Only a chamber 1 can substantially be seen of the power plant.
[0036] As is shown in FIG. 2, the chamber is open at the bottom.
The waves 2 reach the chamber 1. They lead to the consequence that
the level in the chamber will rise and fall between a bottom and an
upper level in the vertical direction (see the two vertical
arrows).
[0037] When the water level rises, the air enclosed in the chamber
1 will be displaced upwardly. It flows along the curved arrow. It
leaves the chamber 1 through the upper opening 3. A conduit 4 is
connected to the upper opening 3. It contains a power generation
unit 5. The power generation unit 5 comprises a turbine of axial,
semi-axial or radial configuration with a generator which is
co-axial to said turbine.
[0038] As is shown in FIG. 3, the mainly used tubular turbine 5
further comprises two rotors 5.2, 5.3. They are arranged coaxially
to the conduit 4 and are enclosed by said conduit. The two rotors
5.2, 5.3 work on a generator 5.4. The two rotors 5.2, 5.3 are
arranged and configured in such a way that they will always revolve
in one and the same direction of rotation, irrespective of the side
from which the air flow will enter the conduit 4. This is necessary
and advantageous for the reason that the air will flow in-shore
during the rise of the water level in chamber 1 and will flow
off-shore during falling.
[0039] The generator 5.4 will supply electrical power to an
electric network (not shown here).
[0040] The turbine installation as shown in FIG. 4 further
comprises a chamber 1 which is open at the bottom and in which the
sea level performs an upward and a downward movement.
[0041] A conduit 4 is again connected to the chamber 1. It contains
a power unit 5 with a Wells turbine and a generator.
[0042] A damping device 6 in accordance with the invention is
disposed upstream of the power unit 5. It comprises two plates
which are arranged parallel with respect to each other and
perpendicularly to the direction of the air flow, and which fill
the entire cross-section of the conduit 4 in the present case.
[0043] As can be seen with respect to the curved arrows, air flows
are produced from the chamber 1 towards the power unit 5 and also
in the reverse direction, depending on the rise and fall of the
water level in chamber 1.
[0044] The damping device 6 is arranged in the manner of a shutter.

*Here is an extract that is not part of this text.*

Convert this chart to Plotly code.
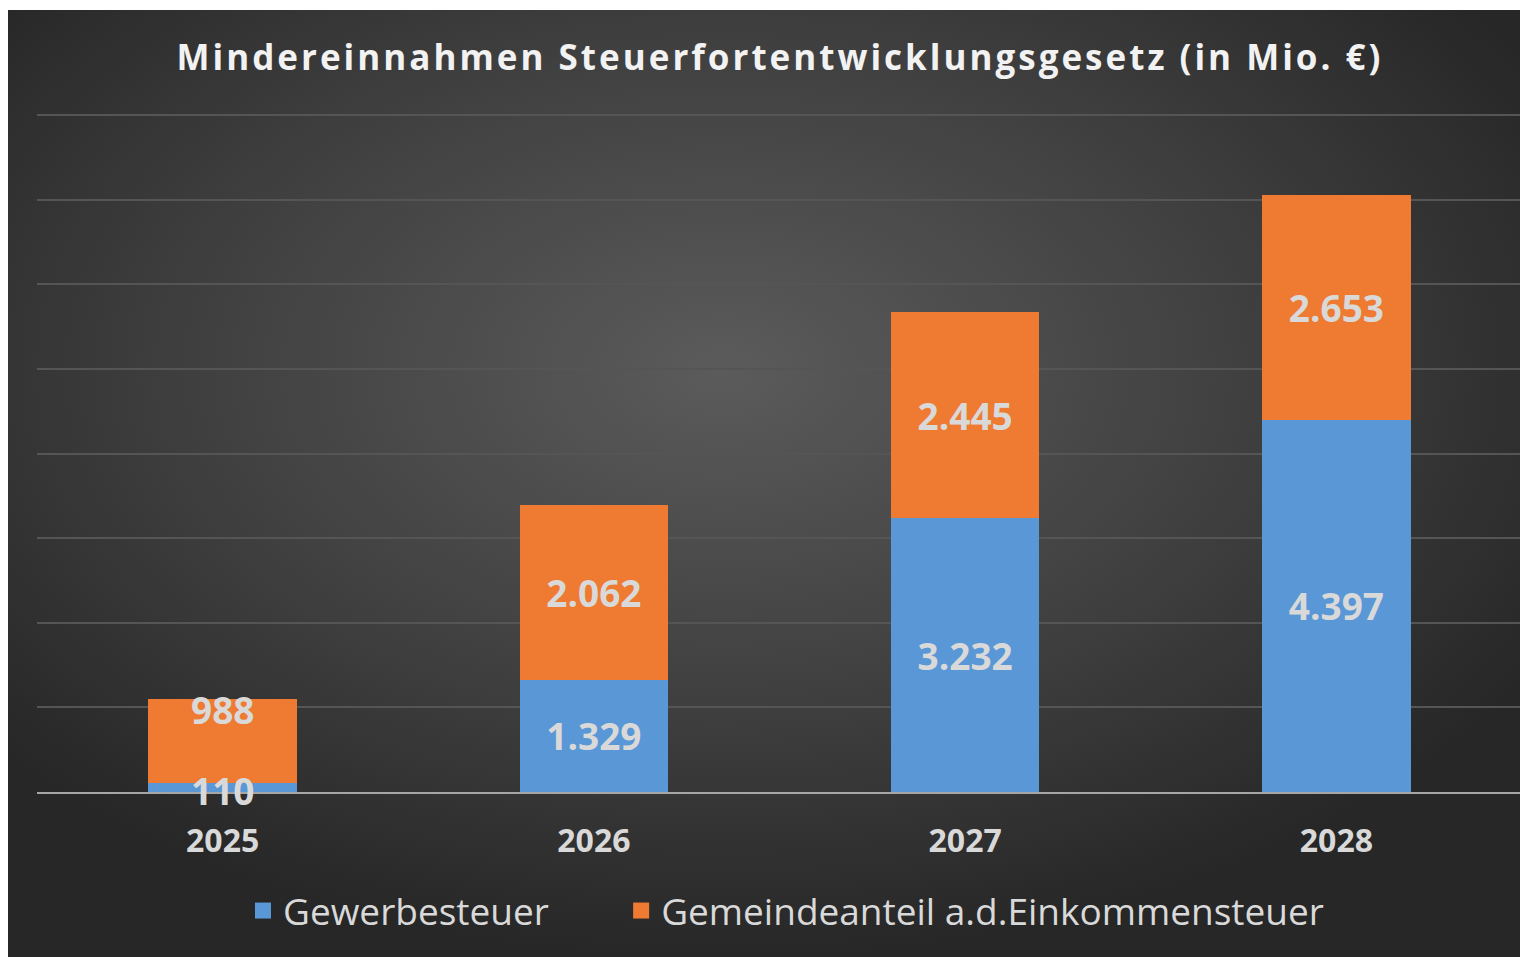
import base64
import plotly.graph_objects as go

years = ["2025", "2026", "2027", "2028"]
gewerbe = [110, 1329, 3232, 4397]
einkommen = [988, 2062, 2445, 2653]
series_names = ["Gewerbesteuer", "Gemeindeanteil a.d.Einkommensteuer"]
title_text = "Mindereinnahmen Steuerfortentwicklungsgesetz (in Mio. €)"


def de_fmt(v):
    return f"{v:,}".replace(",", ".")


# figure sits at (8, 8) in the page because of the default body margin
W, H = 1520, 949
L, R, B = 29, 6, 165
pw = W - L - R
ph = 679
T = H - B - ph
YMAX = 8000 * ph / 677

BLUE = "#5a97d6"
ORANGE = "#ee7b31"
LABEL = "#d9d9d9"
FONT = "Open Sans"
LBL_SIZE = 37

svg = (
    '<svg xmlns="http://www.w3.org/2000/svg" width="1520" height="947" '
    'viewBox="0 0 1520 947" preserveAspectRatio="none">'
    '<defs><radialGradient id="g" cx="0.47" cy="0.38" r="0.62" fx="0.47" fy="0.38">'
    '<stop offset="0" stop-color="#5b5b5b"/>'
    '<stop offset="0.55" stop-color="#404040"/>'
    '<stop offset="1" stop-color="#272727"/>'
    '</radialGradient></defs>'
    '<rect x="0" y="0" width="1520" height="947" fill="url(#g)"/></svg>'
)
src = "data:image/svg+xml;base64," + base64.b64encode(svg.encode()).decode()

lbl_font = dict(family=FONT, size=LBL_SIZE, color=LABEL, weight="bold")

fig = go.Figure()

fig.add_trace(go.Bar(
    x=years, y=gewerbe, name=series_names[0], marker=dict(color=BLUE, line=dict(width=0)),
    text=["" if i == 0 else de_fmt(v) for i, v in enumerate(gewerbe)],
    textposition="inside", textangle=0,
    constraintext="none", insidetextanchor="middle", textfont=lbl_font,
    showlegend=False,
))
fig.add_trace(go.Bar(
    x=years, y=einkommen, name=series_names[1], marker=dict(color=ORANGE, line=dict(width=0)),
    text=["" if i == 0 else de_fmt(v) for i, v in enumerate(einkommen)],
    textposition="inside", textangle=0, constraintext="none", insidetextanchor="middle",
    textfont=lbl_font, showlegend=False,
))
# labels of the two small 2025 segments (drawn on top, as in the original)
fig.add_annotation(
    x=0, y=gewerbe[0] / 2, text=de_fmt(gewerbe[0]),
    showarrow=False, yanchor="middle", yshift=-3, font=lbl_font,
)
fig.add_annotation(
    x=0, y=gewerbe[0] + einkommen[0], text=de_fmt(einkommen[0]),
    showarrow=False, yanchor="middle", yshift=-10, font=lbl_font,
)

# legend proxies (bigger square swatches)
legend_labels = [series_names[0] + "\u00a0" * 7, series_names[1]]
for nm, col in zip(legend_labels, [BLUE, ORANGE]):
    fig.add_trace(go.Scatter(
        x=[None], y=[None], mode="markers", name=nm,
        marker=dict(symbol="square", size=24, color=col),
    ))

fig.add_layout_image(dict(
    source=src, xref="paper", yref="paper",
    x=-L / pw, y=(T + ph - 2) / ph,
    sizex=W / pw, sizey=(H - 2) / ph,
    xanchor="left", yanchor="top", sizing="stretch", layer="below",
))

fig.update_layout(
    width=W, height=H,
    margin=dict(l=L, r=R, t=T, b=B, autoexpand=False),
    paper_bgcolor="white", plot_bgcolor="rgba(0,0,0,0)",
    barmode="stack", bargap=0.6,
    title=dict(
        text='<span style="letter-spacing:3px">' + title_text + "</span>",
        x=772 / W, xref="container", xanchor="center",
        y=1 - 50 / H, yref="container", yanchor="middle",
        font=dict(family=FONT, size=35, color="#f2f2f2", weight="bold"),
    ),
    xaxis=dict(
        type="category", categoryorder="array", categoryarray=years,
        range=[-0.5, len(years) - 0.5], autorange=False,
        showgrid=False, showline=True, linecolor="#a6a6a6", linewidth=2,
        ticks="", ticklabelstandoff=20,
        tickfont=dict(family=FONT, size=32, color=LABEL, weight="bold"),
    ),
    yaxis=dict(
        range=[0, YMAX], autorange=False, dtick=1000, showticklabels=False, showgrid=True,
        gridcolor="#555555", gridwidth=1.5, zeroline=False, showline=False,
    ),
    legend=dict(
        orientation="h", traceorder="normal",
        xref="paper", x=(778 - L) / pw, xanchor="center",
        yref="paper", y=(T + ph - 903) / ph, yanchor="middle",
        font=dict(family=FONT, size=37, color=LABEL),
        bgcolor="rgba(0,0,0,0)", itemsizing="trace", itemwidth=30,
    ),
)

fig.write_html("out.html")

It comprises two plates 6.1 and 6.2. They can slide relative to one
another and on each other. One of the plates will generally be
fixed and the other will be movable.
[0045] FIG. 5 shows the shutter device 6 in a top view, and more
precisely its one plate 6.1. The plate comprises a plurality of
slits 6.1.1 which are arranged next to one another and also on top
of one another.
[0046] The second plate 6.1.2, which is not shown here, has an
identical configuration.
[0047] Reference is hereby made to FIGS. 6, 7 and 8 for further
explanations. The drawings show the two plates 6.1 and 6.2 which
are installed in the conduit 4, It is understood that the plates
can be circular, square or rectangular depending on the
cross-section of the conduit 4.
[0048] FIG. 6 shows that the plate 6.1 is static. Plate 6.2 on the
other hand is displaceable, which occurs parallel to the plate 6.1,
wherein the relative movements of the plates can occur both
horizontally and also vertically.
[0049] In the illustration according to FIG. 6, the plate 6.2 is in
such a position that the slits 6.1.1 cover the slits 6.2.1. The
slits of the two plates have the same contour and are equally
large. There is hardly any damping of the flow in FIG. 6.1.
[0050] In the illustration according to FIG. 7, the plate 6.2 is
displaced from its initial position and has been slightly lifted
upwardly from FIG. 6. There is only a partial overlap of the slits
of the two plates. Stronger damping is produced in this case.
[0051] In the illustration according to FIG. 8, there is no
covering or overlap of the slits on the two slits on both sides.
Instead, the shutter device 6 completely blocks the cross section
of the conduit 4.
[0052] The turbine is respectively disposed on the left side of the
shutter device 6 in the three illustrations according to FIGS. 6, 7
and 8.
[0053] An especially interesting embodiment is shown in FIG. 9. In
this case, the shutter device 6 comprises three plates 6.1, 6.2 and
6.3. The middle plate 6.3 is always static, whereas the two outer
plates 6.1 and 6.2 are displaceable perpendicularly to the
direction of flow. The power unit (not shown here) is situated to
the left of the shutter device 6 and accordingly the chamber on the
right-hand side.
[0054] The two outer disks 6.1 and 6.3 again comprise slits 6.1.1
and 6.2.1. The edges forming the slits are rounded off (see the
elliptical shape and the respective smooth extension or tapering of
the slits depending on the direction of flow for reducing the flow
losses in the entirely open state).
[0055] The plate 6.2 which is disposed on the side of the chamber 1
can be brought to the closed position, depending on the wave
intensity.
[0056] The plate 6.1, which is disposed on the side of the power
unit 5, is used for controlling the quantity flow which is supplied
to the power unit 5, which again occurs depending on the wave
intensity.
[0057] An actuator 7 for the plate 6.1 works with a gravity closing
device and is used as a safety apparatus.
[0058] The actuator 8, which is associated with the plate 6.2, is a
pneumatic control cylinder.
[0059] The aforementioned drives can be purely mechanical,
electrical or hydraulic, depending on the size and power of the
turbine installation.
* * * * *